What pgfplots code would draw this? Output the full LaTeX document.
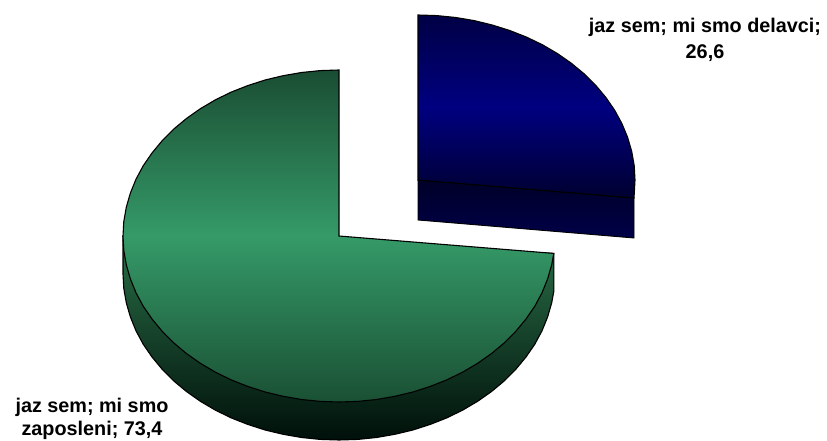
\documentclass[border=0pt]{standalone}
\usepackage{fontspec}
\setmainfont{Liberation Sans}
\usepackage{pgfplots}
\pgfplotsset{compat=1.18}
\definecolor{greenD}{HTML}{1A4D33}
\definecolor{greenM}{HTML}{359A68}
\definecolor{greenB}{HTML}{1A5034}
\definecolor{wallT}{HTML}{2A7048}
\definecolor{wallB}{HTML}{00100A}
\definecolor{blueT}{HTML}{000045}
\definecolor{blueM}{HTML}{000080}
\definecolor{blueB}{HTML}{000030}
\definecolor{blueWT}{HTML}{000028}
\definecolor{blueWB}{HTML}{000048}
\begin{document}
\begin{tikzpicture}
\useasboundingbox (0,0) rectangle (827pt,441pt);
\begin{axis}[
  at={(0,0)}, anchor=south west,
  width=827pt, height=441pt, scale only axis,
  xmin=0, xmax=827, ymin=0, ymax=441, y dir=reverse,
  hide axis, clip=false]
% green slice, side wall
\addplot[draw=black, line width=1.1pt, top color=wallT, bottom color=wallB, mark=none] coordinates {
  (123,236) (123,274) (123.8,288.5) (126.3,302.8) (130.4,317) (136,330.8)
  (143.2,344.2) (152,357) (162.1,369.2) (173.5,380.7) (186.3,391.4)
  (200.2,401.2) (215.1,410) (231,417.8) (247.7,424.4) (265.1,430)
  (283.1,434.3) (301.5,437.5) (320.2,439.4) (339,440) (357.8,439.4)
  (376.5,437.5) (394.9,434.3) (412.9,430) (430.3,424.4) (447,417.8)
  (462.9,410) (477.8,401.2) (491.7,391.4) (504.5,380.7) (515.9,369.2)
  (526,357) (534.8,344.2) (542,330.8) (547.6,317) (551.7,302.8)
  (553.8,291.4) (553.8,253.4)
} -- cycle;
% green slice, top: 73,4
\addplot[draw=black, line width=1.1pt, top color=greenD, bottom color=greenB, middle color=greenM, mark=none] coordinates {
  (339,236) (339,70) (320.2,70.6) (301.5,72.5) (283.1,75.7) (265.1,80)
  (247.7,85.6) (231,92.2) (215.1,100) (200.2,108.8) (186.3,118.6)
  (173.5,129.3) (162.1,140.8) (152,153) (143.2,165.8) (136,179.2)
  (130.4,193) (126.3,207.2) (123.8,221.5) (123,236) (123.8,250.5)
  (126.3,264.8) (130.4,279) (136,292.8) (143.2,306.2) (152,319)
  (162.1,331.2) (173.5,342.7) (186.3,353.4) (200.2,363.2) (215.1,372)
  (231,379.8) (247.7,386.4) (265.1,392) (283.1,396.3) (301.5,399.5)
  (320.2,401.4) (339,402) (357.8,401.4) (376.5,399.5) (394.9,396.3)
  (412.9,392) (430.3,386.4) (447,379.8) (462.9,372) (477.8,363.2)
  (491.7,353.4) (504.5,342.7) (515.9,331.2) (526,319) (534.8,306.2)
  (542,292.8) (547.6,279) (551.7,264.8) (553.8,253.4)
} -- cycle;
% blue slice, side wall
\addplot[draw=black, line width=0.9pt, top color=blueWT, bottom color=blueWB, mark=none] coordinates {
  (418,180) (418,220) (634,238) (634,198)
} -- cycle;
% blue slice, top: 26,6
\addplot[draw=black, line width=1.1pt, top color=blueT, bottom color=blueB, middle color=blueM, mark=none] coordinates {
  (418,180) (418,15) (436.9,15.6) (455.7,17.5) (474.2,20.6) (492.2,25)
  (509.7,30.5) (526.5,37.1) (542.5,44.8) (557.5,53.6) (571.4,63.3)
  (584.2,73.9) (595.8,85.4) (605.9,97.5) (614.7,110.3) (621.9,123.6)
  (627.6,137.3) (631.7,151.4) (634.2,165.6) (635,180) (634,198)
} -- cycle;
\node[font=\bfseries\fontsize{19.8}{23}\selectfont, anchor=base] at (axis cs:705,33) {jaz sem; mi smo delavci;};
\node[font=\bfseries\fontsize{19.8}{23}\selectfont, anchor=base] at (axis cs:705,59) {26,6};
\node[font=\bfseries\fontsize{19.8}{23}\selectfont, anchor=base] at (axis cs:92,412) {jaz sem; mi smo};
\node[font=\bfseries\fontsize{19.8}{23}\selectfont, anchor=base] at (axis cs:92,435) {zaposleni; 73,4};
\end{axis}
\end{tikzpicture}
\end{document}
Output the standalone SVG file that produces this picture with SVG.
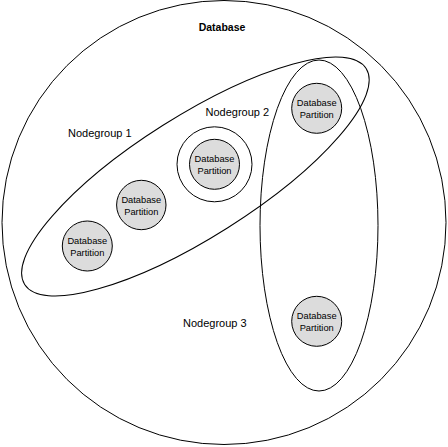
<svg xmlns="http://www.w3.org/2000/svg" width="448" height="447" viewBox="0 0 448 447">
<style>
.ln{fill:none;stroke:#000;stroke-width:1}
.pt{fill:#dcdcdc;stroke:#000;stroke-width:1}
.t{font-family:"Liberation Sans",Arial,sans-serif;fill:#000}
.pl{font-size:9.3px;text-anchor:middle}
.gl{font-size:11px}
</style>
<rect width="448" height="447" fill="#fff"/>
<g id="database">
<circle class="ln" cx="224" cy="222.5" r="222"/>
<text class="t" x="222" y="31" font-size="10.5" font-weight="bold" text-anchor="middle">Database</text>
</g>
<g id="connectors"></g>
<g id="nodegroup1">
<ellipse class="ln" cx="195.4" cy="176.5" rx="202" ry="60.6" transform="rotate(-32.3 195.4 176.5)"/>
<text class="t gl" x="68" y="137">Nodegroup 1</text>
</g>
<g id="nodegroup3">
<ellipse class="ln" cx="319" cy="225.5" rx="59" ry="165.5"/>
<text class="t gl" x="183" y="327">Nodegroup 3</text>
</g>
<g id="nodegroup2">
<circle class="ln" cx="214.5" cy="164.3" r="37.5"/>
<text class="t gl" x="205.5" y="116">Nodegroup 2</text>
</g>
<g id="partition1">
<circle class="pt" cx="87.3" cy="246" r="25"/>
<text class="t pl" x="87.3" y="244">Database</text>
<text class="t pl" x="87.3" y="256">Partition</text>
</g>
<g id="partition2">
<circle class="pt" cx="141.3" cy="205" r="24.7"/>
<text class="t pl" x="141.3" y="203">Database</text>
<text class="t pl" x="141.3" y="215">Partition</text>
</g>
<g id="partition3">
<circle class="pt" cx="214.5" cy="164.3" r="25"/>
<text class="t pl" x="214.5" y="162">Database</text>
<text class="t pl" x="214.5" y="174">Partition</text>
</g>
<g id="partition4">
<circle class="pt" cx="316.7" cy="108.3" r="25"/>
<text class="t pl" x="316.7" y="106">Database</text>
<text class="t pl" x="316.7" y="118">Partition</text>
</g>
<g id="partition5">
<circle class="pt" cx="316.7" cy="321.3" r="25"/>
<text class="t pl" x="316.7" y="319">Database</text>
<text class="t pl" x="316.7" y="331">Partition</text>
</g>
</svg>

— TASK GOAL —
Copy the listing over exactly, skipping the pictures it holds.

— SOLUTION TO THE EXERCISE —
What pgfplots code would draw this? Output the full LaTeX document.
\documentclass[border=0pt]{standalone}
\usepackage{fontspec}
\setmainfont{Liberation Sans}
\usepackage{pgfplots}
\pgfplotsset{compat=1.18}
\definecolor{greenD}{HTML}{1A4D33}
\definecolor{greenM}{HTML}{359A68}
\definecolor{greenB}{HTML}{1A5034}
\definecolor{wallT}{HTML}{2A7048}
\definecolor{wallB}{HTML}{00100A}
\definecolor{blueT}{HTML}{000045}
\definecolor{blueM}{HTML}{000080}
\definecolor{blueB}{HTML}{000030}
\definecolor{blueWT}{HTML}{000028}
\definecolor{blueWB}{HTML}{000048}
\begin{document}
\begin{tikzpicture}
\useasboundingbox (0,0) rectangle (827pt,441pt);
\begin{axis}[
  at={(0,0)}, anchor=south west,
  width=827pt, height=441pt, scale only axis,
  xmin=0, xmax=827, ymin=0, ymax=441, y dir=reverse,
  hide axis, clip=false]
% green slice, side wall
\addplot[draw=black, line width=1.1pt, top color=wallT, bottom color=wallB, mark=none] coordinates {
  (123,236) (123,274) (123.8,288.5) (126.3,302.8) (130.4,317) (136,330.8)
  (143.2,344.2) (152,357) (162.1,369.2) (173.5,380.7) (186.3,391.4)
  (200.2,401.2) (215.1,410) (231,417.8) (247.7,424.4) (265.1,430)
  (283.1,434.3) (301.5,437.5) (320.2,439.4) (339,440) (357.8,439.4)
  (376.5,437.5) (394.9,434.3) (412.9,430) (430.3,424.4) (447,417.8)
  (462.9,410) (477.8,401.2) (491.7,391.4) (504.5,380.7) (515.9,369.2)
  (526,357) (534.8,344.2) (542,330.8) (547.6,317) (551.7,302.8)
  (553.8,291.4) (553.8,253.4)
} -- cycle;
% green slice, top: 73,4
\addplot[draw=black, line width=1.1pt, top color=greenD, bottom color=greenB, middle color=greenM, mark=none] coordinates {
  (339,236) (339,70) (320.2,70.6) (301.5,72.5) (283.1,75.7) (265.1,80)
  (247.7,85.6) (231,92.2) (215.1,100) (200.2,108.8) (186.3,118.6)
  (173.5,129.3) (162.1,140.8) (152,153) (143.2,165.8) (136,179.2)
  (130.4,193) (126.3,207.2) (123.8,221.5) (123,236) (123.8,250.5)
  (126.3,264.8) (130.4,279) (136,292.8) (143.2,306.2) (152,319)
  (162.1,331.2) (173.5,342.7) (186.3,353.4) (200.2,363.2) (215.1,372)
  (231,379.8) (247.7,386.4) (265.1,392) (283.1,396.3) (301.5,399.5)
  (320.2,401.4) (339,402) (357.8,401.4) (376.5,399.5) (394.9,396.3)
  (412.9,392) (430.3,386.4) (447,379.8) (462.9,372) (477.8,363.2)
  (491.7,353.4) (504.5,342.7) (515.9,331.2) (526,319) (534.8,306.2)
  (542,292.8) (547.6,279) (551.7,264.8) (553.8,253.4)
} -- cycle;
% blue slice, side wall
\addplot[draw=black, line width=0.9pt, top color=blueWT, bottom color=blueWB, mark=none] coordinates {
  (418,180) (418,220) (634,238) (634,198)
} -- cycle;
% blue slice, top: 26,6
\addplot[draw=black, line width=1.1pt, top color=blueT, bottom color=blueB, middle color=blueM, mark=none] coordinates {
  (418,180) (418,15) (436.9,15.6) (455.7,17.5) (474.2,20.6) (492.2,25)
  (509.7,30.5) (526.5,37.1) (542.5,44.8) (557.5,53.6) (571.4,63.3)
  (584.2,73.9) (595.8,85.4) (605.9,97.5) (614.7,110.3) (621.9,123.6)
  (627.6,137.3) (631.7,151.4) (634.2,165.6) (635,180) (634,198)
} -- cycle;
\node[font=\bfseries\fontsize{19.8}{23}\selectfont, anchor=base] at (axis cs:705,33) {jaz sem; mi smo delavci;};
\node[font=\bfseries\fontsize{19.8}{23}\selectfont, anchor=base] at (axis cs:705,59) {26,6};
\node[font=\bfseries\fontsize{19.8}{23}\selectfont, anchor=base] at (axis cs:92,412) {jaz sem; mi smo};
\node[font=\bfseries\fontsize{19.8}{23}\selectfont, anchor=base] at (axis cs:92,435) {zaposleni; 73,4};
\end{axis}
\end{tikzpicture}
\end{document}
Output the standalone SVG file that produces this picture with SVG.
<svg xmlns="http://www.w3.org/2000/svg" width="448" height="447" viewBox="0 0 448 447">
<style>
.ln{fill:none;stroke:#000;stroke-width:1}
.pt{fill:#dcdcdc;stroke:#000;stroke-width:1}
.t{font-family:"Liberation Sans",Arial,sans-serif;fill:#000}
.pl{font-size:9.3px;text-anchor:middle}
.gl{font-size:11px}
</style>
<rect width="448" height="447" fill="#fff"/>
<g id="database">
<circle class="ln" cx="224" cy="222.5" r="222"/>
<text class="t" x="222" y="31" font-size="10.5" font-weight="bold" text-anchor="middle">Database</text>
</g>
<g id="connectors"></g>
<g id="nodegroup1">
<ellipse class="ln" cx="195.4" cy="176.5" rx="202" ry="60.6" transform="rotate(-32.3 195.4 176.5)"/>
<text class="t gl" x="68" y="137">Nodegroup 1</text>
</g>
<g id="nodegroup3">
<ellipse class="ln" cx="319" cy="225.5" rx="59" ry="165.5"/>
<text class="t gl" x="183" y="327">Nodegroup 3</text>
</g>
<g id="nodegroup2">
<circle class="ln" cx="214.5" cy="164.3" r="37.5"/>
<text class="t gl" x="205.5" y="116">Nodegroup 2</text>
</g>
<g id="partition1">
<circle class="pt" cx="87.3" cy="246" r="25"/>
<text class="t pl" x="87.3" y="244">Database</text>
<text class="t pl" x="87.3" y="256">Partition</text>
</g>
<g id="partition2">
<circle class="pt" cx="141.3" cy="205" r="24.7"/>
<text class="t pl" x="141.3" y="203">Database</text>
<text class="t pl" x="141.3" y="215">Partition</text>
</g>
<g id="partition3">
<circle class="pt" cx="214.5" cy="164.3" r="25"/>
<text class="t pl" x="214.5" y="162">Database</text>
<text class="t pl" x="214.5" y="174">Partition</text>
</g>
<g id="partition4">
<circle class="pt" cx="316.7" cy="108.3" r="25"/>
<text class="t pl" x="316.7" y="106">Database</text>
<text class="t pl" x="316.7" y="118">Partition</text>
</g>
<g id="partition5">
<circle class="pt" cx="316.7" cy="321.3" r="25"/>
<text class="t pl" x="316.7" y="319">Database</text>
<text class="t pl" x="316.7" y="331">Partition</text>
</g>
</svg>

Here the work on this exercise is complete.